Singapore’s Prime Minister Lee Hsien Loong said on Friday that a recession was possible, with the government downgrading its gross domestic product (GDP) forecast to as low as a 0.5 percent contraction, compared with a range of between 0.5 percent to 2.5 percent growth previously.
“The outlook for the Singapore economy has weakened since the last review … In particular, the COVID-19 outbreak is expected to affect the Singapore economy,” said Singapore’s Permanent Secretary of the Ministry of Trade and Industry, Gabriel Lim, referring to the disease’s technical name.
The Southeast Asian city-state has reported 75 cases of the virus to date, one of the highest tallies outside China where more than 1,700 have died because of the virus.
Lim said the effects would be most keenly felt in manufacturing, trade, tourism and transport, alongside retail and food services.
Singapore is set to roll out a hefty package of measures to cushion the blow from the epidemic on its economy in its annual budget on Tuesday with some analysts expecting it to plan for its biggest deficit in more than 10 years.
The full-year forecast for non-oil domestic exports was also lowered on Monday from a potential shrinkage of 0.5 percent to growth of 1.5 percent. That compared with its previous estimate of 0 to 2 percent growth.
The city-state slightly revised up its 2019 fourth-quarter growth figures.
GDP expanded by 1 percent year-on-year in the fourth quarter, faster than the 0.8 percent growth in the government’s advance estimate, while it grew 0.6 percent on the quarter, compared with an initial estimate of a 0.1 percent.
The economy had been staging a nascent recovery after recording its lowest growth rate in 10 years in 2019 at 0.7 percent before the virus spread to the city-state in late January.
“This would be the last good number we will see at least for the next two quarters,” said Lee Ju Ye, an economist at Maybank.
“We are mindful that there is a risk of a technical recession,” Lee said, adding that such a contraction may prompt central bank easing. Economists define a recession as two consecutive quarters of shrinkage in GDP.
The Monetary Authority of Singapore (MAS) is scheduled to issue its semi-annual policy review in April.
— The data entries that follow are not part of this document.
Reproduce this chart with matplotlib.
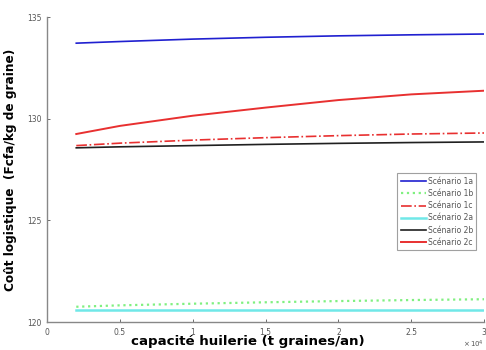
import matplotlib.pyplot as plt
import numpy as np

# capacité huilerie (t graines/an)
capacite = [2000, 5000, 10000, 15000, 20000, 25000, 30000]

# coût logistique par scénario (Fcfa/kg de graine)
scen_1a = [133.72, 133.80, 133.92, 134.01, 134.08, 134.13, 134.17]
scen_1b = [120.75, 120.82, 120.90, 120.97, 121.03, 121.08, 121.12]
scen_1c = [128.68, 128.80, 128.95, 129.07, 129.17, 129.25, 129.30]
scen_2a = [120.60, 120.60, 120.60, 120.60, 120.60, 120.60, 120.60]
scen_2b = [128.57, 128.62, 128.68, 128.74, 128.79, 128.83, 128.86]
scen_2c = [129.25, 129.65, 130.15, 130.55, 130.92, 131.20, 131.38]

fig = plt.figure(figsize=(4.86, 3.5), dpi=100)
ax = fig.add_axes([0.097, 0.08, 0.899, 0.871])

ax.plot(capacite, scen_1a, color='#2020d0', lw=1.2, label='Scénario 1a')
ax.plot(capacite, scen_1b, color='#80f080', lw=1.6, ls=':', label='Scénario 1b')
ax.plot(capacite, scen_1c, color='#e83030', lw=1.2, ls='-.', label='Scénario 1c')
ax.plot(capacite, scen_2a, color='#70e8e8', lw=1.8, label='Scénario 2a')
ax.plot(capacite, scen_2b, color='#202020', lw=1.2, label='Scénario 2b')
ax.plot(capacite, scen_2c, color='#e83030', lw=1.4, label='Scénario 2c')

ax.set_xlim(0, 30000)
ax.set_ylim(120, 135)
ax.set_xticks(np.arange(0, 30001, 5000))
ax.set_xticklabels(['0', '0.5', '1', '1.5', '2', '2.5', '3'])
ax.set_yticks([120, 125, 130, 135])
ax.tick_params(labelsize=5.5, colors='#555555', length=2, width=0.6, direction='in', pad=4)
for side in ['top', 'right']:
    ax.spines[side].set_visible(False)
for side in ['left', 'bottom']:
    ax.spines[side].set_color('#888888')
    ax.spines[side].set_linewidth(1.0)

ax.text(1.0, -0.072, r'$\times\,10^4$', transform=ax.transAxes, fontsize=5,
        color='#555555', ha='right', va='center')
ax.set_xlabel('capacité huilerie (t graines/an)', fontsize=9.6, fontweight='bold')
ax.xaxis.set_label_coords(0.46, -0.043)
ax.set_ylabel('Coût logistique  (Fcfa/kg de graine)', fontsize=8.7, fontweight='bold', labelpad=7)

leg = ax.legend(loc='upper left', bbox_to_anchor=(0.793, 0.50), fontsize=5.5,
                frameon=True, fancybox=False, handlelength=3.3, handletextpad=0.2,
                labelspacing=0.42, borderpad=0.45, labelcolor='#555555')
leg.get_frame().set_edgecolor('#888888')
leg.get_frame().set_linewidth(0.8)

fig.savefig('out.png', dpi=100)
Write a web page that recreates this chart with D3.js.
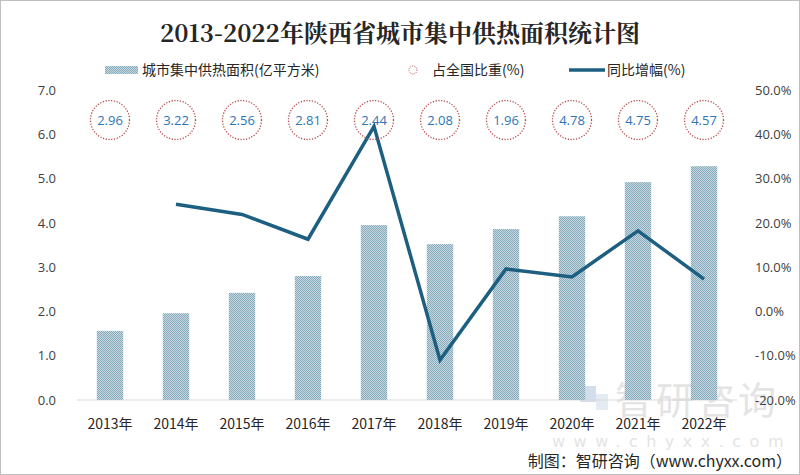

MAS’ Deputy Managing Director of the Economic Policy Group Edward Robinson said on Monday that its monetary policy position and inflation forecasts remain unchanged.
In Thailand, which is dependent on tourism and trade, growth for the full year was lowered to a range of 1.5 percent to 2.5 percent in 2020, down from a previous estimate of 2.7 percent to 3.7 percent, the National Economic and Social Development Council said on Monday.
This came as growth in GDP sank to 2.4 percent in 2019, its slowest pace in five years, with a decline in exports and slump in public spending led to a 1.6 percent growth in the October-December quarter.
Analysts had forecasted a 2.1 percent growth for the quarter in a Reuters news agency poll.
On a quarterly basis, the economy grew 0.2 percent in the October-December quarter, the National Economic and Social Development Council said, less than the forecast 0.4 percent growth.
Meanwhile, New Zealand Prime Minister Jacinda Ardern said her country’s GDP is expected to slow to around 2 percent to 2.5 percent this year, due to the economic effect of the coronavirus epidemic.
Ardern said the forecasts were from the treasury which had previously predicted a GDP growth of 2.2 percent to 2.8 percent. She said the repercussions will be seen in the first two quarters of the year.
“Treasury expect things to return to normal in the second half of 2020,” she told a news conference on Monday.
Although New Zealand has not recorded any cases of the coronavirus, its tourism industry is highly dependent on the inflow of Chinese travellers.